Выбрать главу

Я неотрывно глядел на зеленую папку. Что там?

Клод наконец распахнул альбом.

Страницы альбома были составлены из парных целлофановых пластин, между которыми легко просматривались пожелтевшие за полтора столетия письмена.

Почерки менялись. Французские тексты чередовались русскими.

— Наталья Ивановна, Александрина, Иван, Дмитрий…

И наконец, полудетский почерк! Раньше я никогда не встречал руки Натали.

Исчез гарсон, только что подливавший кофе, пропали голоса сидевших рядом, — как я был далек от всего сиюминутного, будничного.

Текст оказался на русском, и я мгновенно прочитал первое:

«Мы точно очень очень виноваты перед тобой, душа моя…»

Кольнуло, заставило похолодеть это «душа моя». Чему я радуюсь?! Зачем мы стремимся к правде?! Что кроме новых сплетен может принести такой пустяк?! Окончательно затоптать Натали, еще основательнее подтвердить близорукость Пушкина, непонимание женской души, — права, выходит, Берберова?!

Видимо, я побледнел. Мираж таял. Клод что-то говорил, переводчица кивала и улыбалась. Оказалось, Клод вечером обещал заехать за мной. Значит, я еще раз смогу рассмотреть письмо Пушкиной…

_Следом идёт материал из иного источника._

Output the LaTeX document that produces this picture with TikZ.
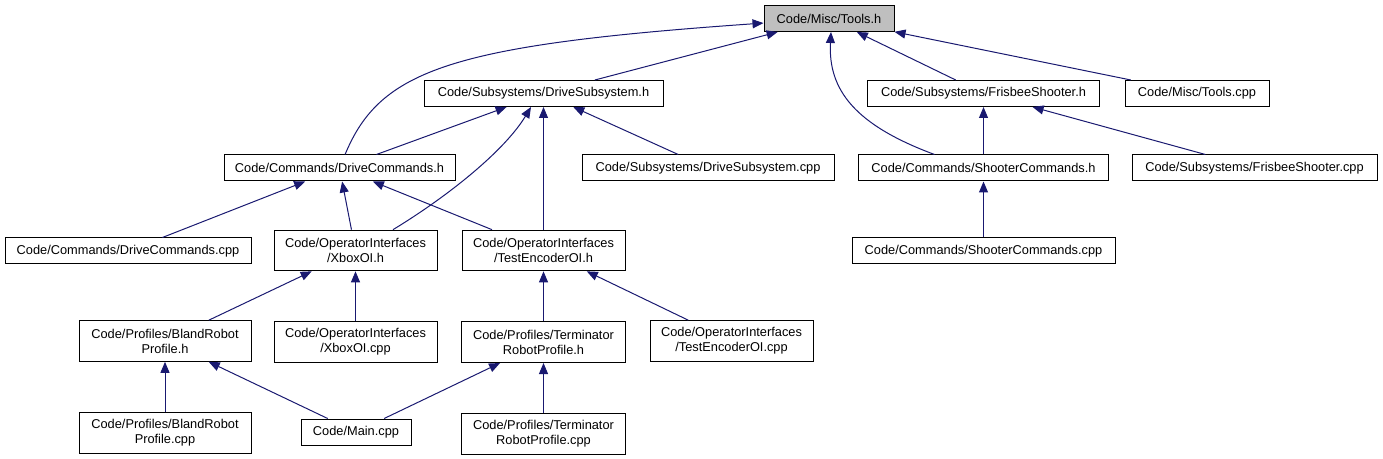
\documentclass[tikz,border=0pt]{standalone}
\usepackage{fontspec}
\setmainfont{Liberation Sans}
\usepackage{tikz}
\usetikzlibrary{arrows.meta,positioning,calc}
\definecolor{edgeblue}{HTML}{191970}
\definecolor{rootgray}{HTML}{BFBFBF}

\begin{document}
\begin{tikzpicture}[x=0.75pt,y=-0.75pt,
    node distance=37.5pt,
    file/.style={rectangle, draw=black, fill=white, line width=0.75pt,
                 font=\fontsize{9.6}{11.25}\selectfont, align=center,
                 inner sep=0pt, minimum width=#1*0.75pt, minimum height=19.5pt},
    file2/.style={file=#1, minimum height=30.5pt},
    root/.style={file=#1, fill=rootgray},
    edge/.style={draw=edgeblue, line width=0.75pt,
                 -{Triangle[length=8.25pt,width=6.75pt]}},
]
\useasboundingbox (0,0) rectangle (1383,459);

% headers and sources
\node[root=130] (toolsh) at (829,18.5) {Code/Misc/Tools.h};
\node[file=239] (drivesubh) at (543.5,93.5) {Code/Subsystems/DriveSubsystem.h};
\node[file=232] (frisbeeh) at (983.5,93.5) {Code/Subsystems/FrisbeeShooter.h};
\node[file=144] (toolscpp) at (1197,93.5) {Code/Misc/Tools.cpp};
\node[file=231] (drivecmdh) at (339.5,168) {Code/Commands/DriveCommands.h};
\node[file=252] (drivesubcpp) at (708,168) {Code/Subsystems/DriveSubsystem.cpp};
\node[file=250] (shootercmdh) at (983.5,168) {Code/Commands/ShooterCommands.h};
\node[file=245] (frisbeecpp) at (1254.5,168) {Code/Subsystems/FrisbeeShooter.cpp};
\node[file=246] (drivecmdcpp) at (128,251) {Code/Commands/DriveCommands.cpp};
\node[file2=163] (xboxh) at (355.5,250.5) {Code/OperatorInterfaces\\/XboxOI.h};
\node[file2=163] (testench) at (543.5,250.5) {Code/OperatorInterfaces\\/TestEncoderOI.h};
\node[file=263] (shootercmdcpp) at (983.5,251) {Code/Commands/ShooterCommands.cpp};
\node[file2=172] (blandh) at (165,341) {Code/Profiles/BlandRobot\\Profile.h};
\node[file2=163,below=of xboxh] (xboxcpp) {Code/OperatorInterfaces\\/XboxOI.cpp};
\node[file2=164,below=of testench] (termh) {Code/Profiles/Terminator\\RobotProfile.h};
\node[file2=163] (testenccpp) at (731.5,341) {Code/OperatorInterfaces\\/TestEncoderOI.cpp};
\node[file2=172,below=of blandh] (blandcpp) {Code/Profiles/BlandRobot\\Profile.cpp};
\node[file=110] (maincpp) at (356,432) {Code/Main.cpp};
\node[file2=164,below=of termh] (termcpp) {Code/Profiles/Terminator\\RobotProfile.cpp};

% includes of Tools.h
\draw[edge] (drivecmdh) .. controls (380,70) and (450,45) .. (toolsh);
\draw[edge] (drivesubh) -- (toolsh);
\draw[edge] ($(shootercmdh.north)+(-49,0)$) .. controls (855,125) and (828,90)
            .. ($(toolsh.south)+(2,0)$);
\draw[edge] (frisbeeh) -- (toolsh);
\draw[edge] (toolscpp) -- (toolsh);

% includes of DriveSubsystem.h / FrisbeeShooter.h
\draw[edge] (drivecmdh) -- (drivesubh);
\draw[edge] ($(xboxh.north)+(37.5,0)$) .. controls (450,195) and (505,150)
            .. ($(drivesubh.south)+(-12.5,0)$);
\draw[edge] (testench) -- (drivesubh);
\draw[edge] (drivesubcpp) -- (drivesubh);
\draw[edge] (shootercmdh) -- (frisbeeh);
\draw[edge] (frisbeecpp) -- (frisbeeh);
\draw[edge] (shootercmdcpp) -- (shootercmdh);

% includes of DriveCommands.h and the OI headers
\draw[edge] (drivecmdcpp) -- (drivecmdh);
\draw[edge] (xboxh) -- (drivecmdh);
\draw[edge] (testench) -- (drivecmdh);
\draw[edge] (blandh) -- (xboxh);
\draw[edge] (xboxcpp) -- (xboxh);
\draw[edge] (termh) -- (testench);
\draw[edge] (testenccpp) -- (testench);

% profiles
\draw[edge] (blandcpp) -- (blandh);
\draw[edge] (maincpp) -- (blandh);
\draw[edge] (maincpp) -- (termh);
\draw[edge] (termcpp) -- (termh);

\end{tikzpicture}
\end{document}
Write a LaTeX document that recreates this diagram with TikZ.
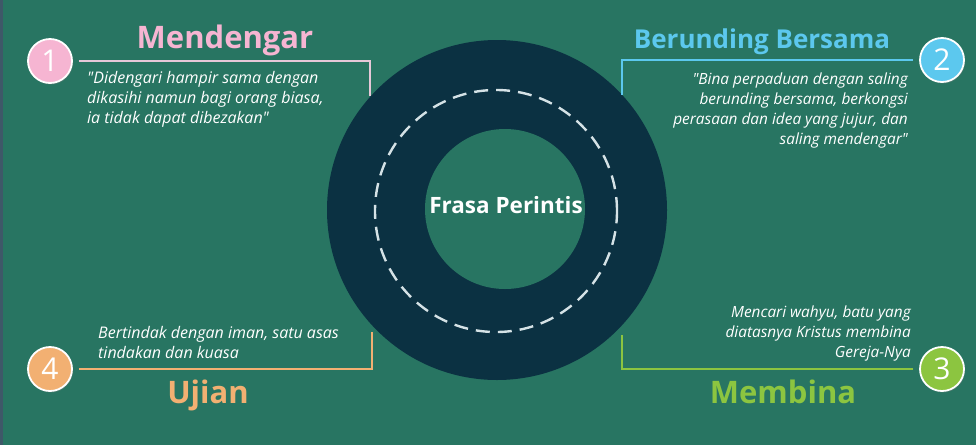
\documentclass[tikz,border=0pt]{standalone}
\usepackage{fontspec}
\setmainfont{Open Sans}[Ligatures=TeXOff]
\usepackage{tikz}
\usetikzlibrary{positioning, shadows}
\definecolor{bggreen}{HTML}{287562}
\definecolor{edgegray}{HTML}{3E5868}
\definecolor{ringblue}{HTML}{0B3142}
\definecolor{dashgray}{HTML}{D5E2E6}
\definecolor{pinkc}{HTML}{F6B5D2}
\definecolor{pinkl}{HTML}{E6C8D8}
\definecolor{bluec}{HTML}{5CC8EE}
\definecolor{greenc}{HTML}{8CC540}
\definecolor{orangec}{HTML}{F2B072}
\tikzset{
    x=1pt, y=-1pt, % pixel coordinates, origin top left
    numcircle/.style={circle, draw=white, line width=1.8pt, minimum size=44pt,
        inner sep=0pt, text=white, font=\fontsize{30}{30}\selectfont,
        drop shadow={opacity=0.35, shadow xshift=1pt, shadow yshift=-1.5pt}},
    title/.style={font=\bfseries\fontsize{31}{31}\selectfont, anchor=base},
    body/.style={text=white, font=\itshape\fontsize{15.4}{20}\selectfont, inner sep=0pt},
    bigbody/.style={body, font=\itshape\fontsize{16}{20}\selectfont},
    bracket/.style={line width=2.4pt, shorten <=6pt}, % lines from the numbers
}

\begin{document}
\begin{tikzpicture}
    \useasboundingbox (0,0) rectangle (976,445);
    \fill[bggreen] (0,0) rectangle (976,445);
    \fill[edgegray] (0,0) rectangle (3,445);

    % ring in the middle
    \fill[ringblue] (497,210) circle[radius=170pt];
    \fill[bggreen] (505,209) circle[radius=80pt];
    \draw[dashgray, line width=2.4pt, dash pattern=on 14pt off 8pt] (496,211) circle[radius=121pt];
    \node[font=\bfseries\fontsize{22.5}{22.5}\selectfont, text=white, anchor=base] (hub) at (506,213) {Frasa Perintis};

    % numbers
    \node[numcircle, fill=pinkc] (n1) at (50,61) {1};
    \node[numcircle, fill=bluec] (n2) at (942,60) {2};
    \node[numcircle, fill=greenc] (n3) at (942,369) {3};
    \node[numcircle, fill=orangec] (n4) at (50,369) {4};

    % brackets
    \coordinate (k1) at (370,61);
    \coordinate (e1) at (370,96);
    \coordinate (k2) at (622,60);
    \coordinate (e2) at (622,95);
    \coordinate (k3) at (622,369);
    \coordinate (e3) at (622,335);
    \coordinate (k4) at (372,369);
    \coordinate (e4) at (372,332);
    \draw[bracket, pinkl] (n1) -- (k1) -- (e1);
    \draw[bracket, bluec] (n2) -- (k2) -- (e2);
    \draw[bracket, greenc] (n3) -- (k3) -- (e3);
    \draw[bracket, orangec] (n4) -- (k4) -- (e4);

    % titles
    \node[title, text=pinkc] (t1) at (225,48) {Mendengar};
    \node[title, text=bluec, font=\bfseries\fontsize{26}{26}\selectfont] (t2) at (762,48) {Berunding Bersama};
    \node[title, text=greenc] (t3) at (783,403) {Membina};
    \node[title, text=orangec] (t4) at (208,403) {Ujian};

    % texts
    \node[bigbody, anchor=north west, align=left] (b1) at (87,71)
        {"Didengari hampir sama dengan\\dikasihi namun bagi orang biasa,\\ia tidak dapat dibezakan"};
    \node[body, anchor=north east, align=right] (b2) at (908,73)
        {"Bina perpaduan dengan saling\\berunding bersama, berkongsi\\perasaan dan idea yang jujur, dan\\saling mendengar"};
    \node[body, anchor=north east, align=right] (b3) at (911,306)
        {Mencari wahyu, batu yang\\diatasnya Kristus membina\\Gereja-Nya};
    \node[bigbody, anchor=north west, align=left] (b4) at (98,326)
        {Bertindak dengan iman, satu asas\\tindakan dan kuasa};
\end{tikzpicture}
\end{document}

Теперь меня сопровождала Ирэна Менье, Ирина Владимировна Менье, приятельница Клода, жена известного пушкиниста Андре Менье, умершего несколько лет назад.

Ирина Владимировна была эмигранткой «первой волны», прекрасно писала по-русски, но в разговоре чувствовала себя неуверенно, а иногда и беспомощно.

Не могу не упомянуть о своем удивлении библиотекой Менье — мы ненадолго заезжали к ней, — прижизненные издания Пушкина, полный «Современник», уникальные книги прошлого века — все это стояло здесь, в парижской квартире.

Кстати, Ирина Владимировна не оставила любимого дела мужа; она работала в группе Ефима Григорьевича Эткинда, готовили первое на французском полное собрание сочинений поэта.

После любезных церемоний я пересел за отдельный стол, и Клод снова положил желанную папку. Я вооружился лупой, но… даже русский, слегка выцветший текст целиком не давался. Я не мог с ходу прочитать некоторых слов почти в каждой фразе. Смысл письма искажался. Сказывалось волнение, ограниченность времени, в моем распоряжении все-таки были минуты…

— Не огорчайтесь, — утешала Менье. — Все равно вам потребуется фотокопия. Клод обещает выслать…

Прошло еще месяца полтора, и пухлое письмо из Парижа поступило на мой адрес.

Я разрезал конверт и с долгим удивлением разглядывал почерк — в моих руках было… письмо Александрины. Тех страничек, написанных Натальей Николаевной, в письме не оказалось.

Я был потрясен. Что это — оплошность или умысел?!

Нет, и это событие оказалось игрой Случая.

Новое письмо, пришедшее через неделю, дышало самоиронией, листочки Натали, как выяснилось, остались случайно неотправленными, лежали еще неделю в газетах на письменном столе Клода. Я чувствовал себя счастливым!

Письмо было датировано 3 октября 1838 года, кончались два года траура по Пушкину, время, достаточное для осознания прошлого.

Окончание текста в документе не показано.